A new approach to manufacturing cells that secrete and deliver therapies to specific parts of the body takes a big step toward one day repairing joints and damage after heart attacks, countering transplant rejection and healing currently untreatable lung conditions.
The cells, called mesenchymal stromal cells, can differentiate, like stem cells, to become connective tissue cells of cartilage, bone, fat and many organs. They can also be made to secrete mRNA drugs naturally produced by cells to induce repair and then deliver that payload to needed areas using a honing mechanism similar to immune cells.
While such cell therapies hold the promise to revolutionize treatment for many disorders, the research faces technology bottlenecks. Scientists have not completely understood the cell properties that are required to safely and effectively treat a condition, and developing a method for reliably increasing cell numbers during manufacturing has been challenging.
Now, a new study, published July 2 in the Journal of Translational Medicine, describes a system designed and tested at Cornell and the Massachusetts Institute of Technology that addresses these challenges.
“We haven’t known how to increase cell numbers without changing the attributes of the cells unintentionally, and then, we need to understand what those attributes are supposed to be in the first place,” said Krystyn Van Vliet, vice president for research and innovation and professor of materials science in the Meinig School of Biomedical Engineering in Cornell Engineering and the paper’s senior author.
“Both of these problems are related; you need to measure what’s important, and then you need to maintain that measurement while you’re trying to increase the cells up to a good dosage,” she said.
The researchers, including the paper’s first author Brandon Krupczak, a doctoral student in Van Vliet’s lab, designed a “microcarrier-microbioreactor” platform that allowed them to control many variables – cell signaling characteristics, pH, temperature, gases – and create a consistent high quality environment for the cells. Early results suggest this approach may prime those cells to make more of the therapeutic proteins for treating conditions.
“We think that this microcarrier-microbioreactor approach does a much better job than the conventional gold standard, maintaining very tight control and regulatory conditions during the manufacturing process,” Krupczak said.

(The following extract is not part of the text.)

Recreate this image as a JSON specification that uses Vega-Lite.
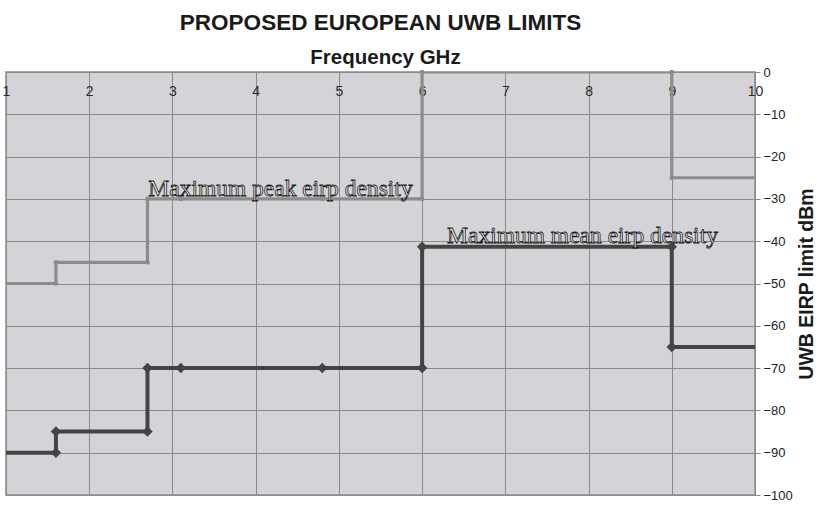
{
  "$schema": "https://vega.github.io/schema/vega-lite/v6.json",
  "width": 749,
  "height": 423,
  "autosize": {"type": "none"},
  "padding": {"left": 6, "top": 72, "right": 61, "bottom": 10},
  "background": "#ffffff",
  "title": {
    "text": "PROPOSED EUROPEAN UWB LIMITS",
    "font": "Liberation Sans",
    "fontSize": 22.5,
    "fontWeight": "bold",
    "color": "#1a1a1a",
    "anchor": "middle",
    "frame": "group",
    "offset": 13
  },
  "config": {
    "view": {"fill": "#d4d4d8", "stroke": "#8a8a8a", "strokeWidth": 1.5},
    "axis": {"gridColor": "#8a8a8a", "gridOpacity": 1, "gridWidth": 1, "labelFont": "Liberation Sans", "titleFont": "Liberation Sans"}
  },
  "datasets": {
    "lines": [
      {"series": "peak", "i": 0, "f": 1, "v": -50, "m": false},
      {"series": "peak", "i": 1, "f": 1.6, "v": -50, "m": true},
      {"series": "peak", "i": 2, "f": 1.6, "v": -45, "m": true},
      {"series": "peak", "i": 3, "f": 2.7, "v": -45, "m": true},
      {"series": "peak", "i": 4, "f": 2.7, "v": -30, "m": true},
      {"series": "peak", "i": 5, "f": 3.1, "v": -30, "m": true},
      {"series": "peak", "i": 6, "f": 4.8, "v": -30, "m": true},
      {"series": "peak", "i": 7, "f": 6, "v": -30, "m": true},
      {"series": "peak", "i": 8, "f": 6, "v": 0, "m": true},
      {"series": "peak", "i": 9, "f": 9, "v": 0, "m": true},
      {"series": "peak", "i": 10, "f": 9, "v": -25, "m": true},
      {"series": "peak", "i": 11, "f": 10, "v": -25, "m": false},
      {"series": "mean", "i": 0, "f": 1, "v": -90, "m": false},
      {"series": "mean", "i": 1, "f": 1.6, "v": -90, "m": true},
      {"series": "mean", "i": 2, "f": 1.6, "v": -85, "m": true},
      {"series": "mean", "i": 3, "f": 2.7, "v": -85, "m": true},
      {"series": "mean", "i": 4, "f": 2.7, "v": -70, "m": true},
      {"series": "mean", "i": 5, "f": 3.1, "v": -70, "m": true},
      {"series": "mean", "i": 6, "f": 4.8, "v": -70, "m": true},
      {"series": "mean", "i": 7, "f": 6, "v": -70, "m": true},
      {"series": "mean", "i": 8, "f": 6, "v": -41.3, "m": true},
      {"series": "mean", "i": 9, "f": 9, "v": -41.3, "m": true},
      {"series": "mean", "i": 10, "f": 9, "v": -65, "m": true},
      {"series": "mean", "i": 11, "f": 10, "v": -65, "m": false}
    ],
    "labels": [
      {"label": "Maximum peak eirp density", "f": 2.71, "v": -29.3},
      {"label": "Maximum mean eirp density", "f": 6.3, "v": -40.4}
    ]
  },
  "layer": [
    {
      "data": {"name": "lines"},
      "mark": {"type": "line", "clip": true},
      "encoding": {
        "x": {
          "field": "f", "type": "quantitative",
          "scale": {"domain": [1, 10], "nice": false, "zero": false},
          "axis": {
            "orient": "top",
            "values": [1, 2, 3, 4, 5, 6, 7, 8, 9, 10],
            "format": "d",
            "domain": false,
            "ticks": false,
            "tickSize": 0,
            "labelPadding": -23,
            "labelBaseline": "alphabetic",
            "labelFontSize": 14,
            "labelColor": "#2a2a2a",
            "labelFlush": false,
            "labelOverlap": false,
            "title": "Frequency GHz",
            "titleFontSize": 20.5,
            "titleFontWeight": "bold",
            "titleColor": "#1a1a1a",
            "titleBaseline": "alphabetic",
            "titleY": -9,
            "titleX": 379,
            "titleAlign": "center"
          }
        },
        "y": {
          "field": "v", "type": "quantitative",
          "scale": {"domain": [-100, 0], "nice": false},
          "axis": {
            "orient": "right",
            "values": [0, -10, -20, -30, -40, -50, -60, -70, -80, -90, -100],
            "format": "d",
            "domain": false,
            "tickSize": 5,
            "tickColor": "#8a8a8a",
            "labelPadding": 3,
            "labelFontSize": 13,
            "labelColor": "#222222",
            "title": "UWB EIRP limit dBm",
            "titleFontSize": 19.5,
            "titleFontWeight": "bold",
            "titleColor": "#1a1a1a",
            "titleAngle": -90,
            "titleAlign": "center",
            "titleBaseline": "middle",
            "titleX": 51,
            "titleY": 211.5
          }
        },
        "color": {
          "field": "series", "type": "nominal",
          "scale": {"domain": ["peak", "mean"], "range": ["#8c8c8c", "#444444"]},
          "legend": null
        },
        "strokeWidth": {
          "field": "series", "type": "nominal",
          "scale": {"domain": ["peak", "mean"], "range": [3.2, 4]},
          "legend": null
        },
        "detail": {"field": "series"},
        "order": {"field": "i", "type": "quantitative"}
      }
    },
    {
      "data": {"name": "lines"},
      "transform": [{"filter": "datum.m"}],
      "mark": {"type": "point", "filled": true, "opacity": 1},
      "encoding": {
        "x": {"field": "f", "type": "quantitative"},
        "y": {"field": "v", "type": "quantitative"},
        "color": {"field": "series", "type": "nominal", "legend": null},
        "shape": {
          "field": "series", "type": "nominal",
          "scale": {"domain": ["peak", "mean"], "range": ["circle", "diamond"]},
          "legend": null
        },
        "size": {
          "field": "series", "type": "nominal",
          "scale": {"domain": ["peak", "mean"], "range": [22, 110]},
          "legend": null
        }
      }
    },
    {
      "data": {"name": "labels"},
      "mark": {
        "type": "text",
        "align": "left",
        "baseline": "alphabetic",
        "font": "Liberation Serif",
        "fontSize": 23.5,
        "fill": "#eeeeee",
        "stroke": "#1a1a1a",
        "strokeWidth": 0.8
      },
      "encoding": {
        "x": {"field": "f", "type": "quantitative"},
        "y": {"field": "v", "type": "quantitative"},
        "text": {"field": "label"}
      }
    }
  ]
}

In the study, the researchers developed a microcarrier – a supportive structure constructed from a dissolvable gelatin that allows the mesenchymal stromal cells to anchor and grow. These were placed within a company-made microbioreactor that contains milliliter-sized containers for culture that the researchers had to modify for their purposes. The entire cell-growing apparatus is the size of a smartphone.
The study itself is a proof-of-principle for creating mesenchymal stromal cells that could potentially treat acute respiratory distress syndrome, a disorder that leads to runaway inflammation in the lungs and is the main cause of death from COVID.
Using the microcarrier-microbioreactor platform, the team grew stromal cells from three different donors, respectively, and then repeated the experiment three times for cells from the same donor. They took multiple steps to make sure their data was legitimate and repeatable from one donor to another and for a single donor. They compared their results against the currently used flask technique, using tissue culture polystyrene flasks with culture media to grow cells, which served as an experimental control.
For context, Kupczak said, when gene expression from cells in the experimental condition is three to five times higher than the control, results are generally considered a success. “In some cases for this paper, we had results that were up to 400-fold higher in our experimental condition as compared to the flask control, which would indicate that there’s 400 times as much of our therapeutic particle floating around in our experimental condition as in the flask control,” he said.
By making the environment more consistent through the microcarrier-microbioreactor process, and measuring those variables, they found the method provided high quality control and primed the cells to start making more of the proteins that correlated with treating acute respiratory distress syndrome, though they didn’t test their effects in a mouse or human.
The study paves the way for using the novel manufacturing process and quality controls to move cell therapy production further along toward applying it in a clinic, the authors said.
Camille Farruggio, a materials scientist at MIT, is a co-author.
The study was funded by the Lemelson-Vest Fund for Student Invention; the National Research Foundation, Prime Minister’s Office, Singapore; and the Michael (1948) and Sonja Koerner Professorship at MIT.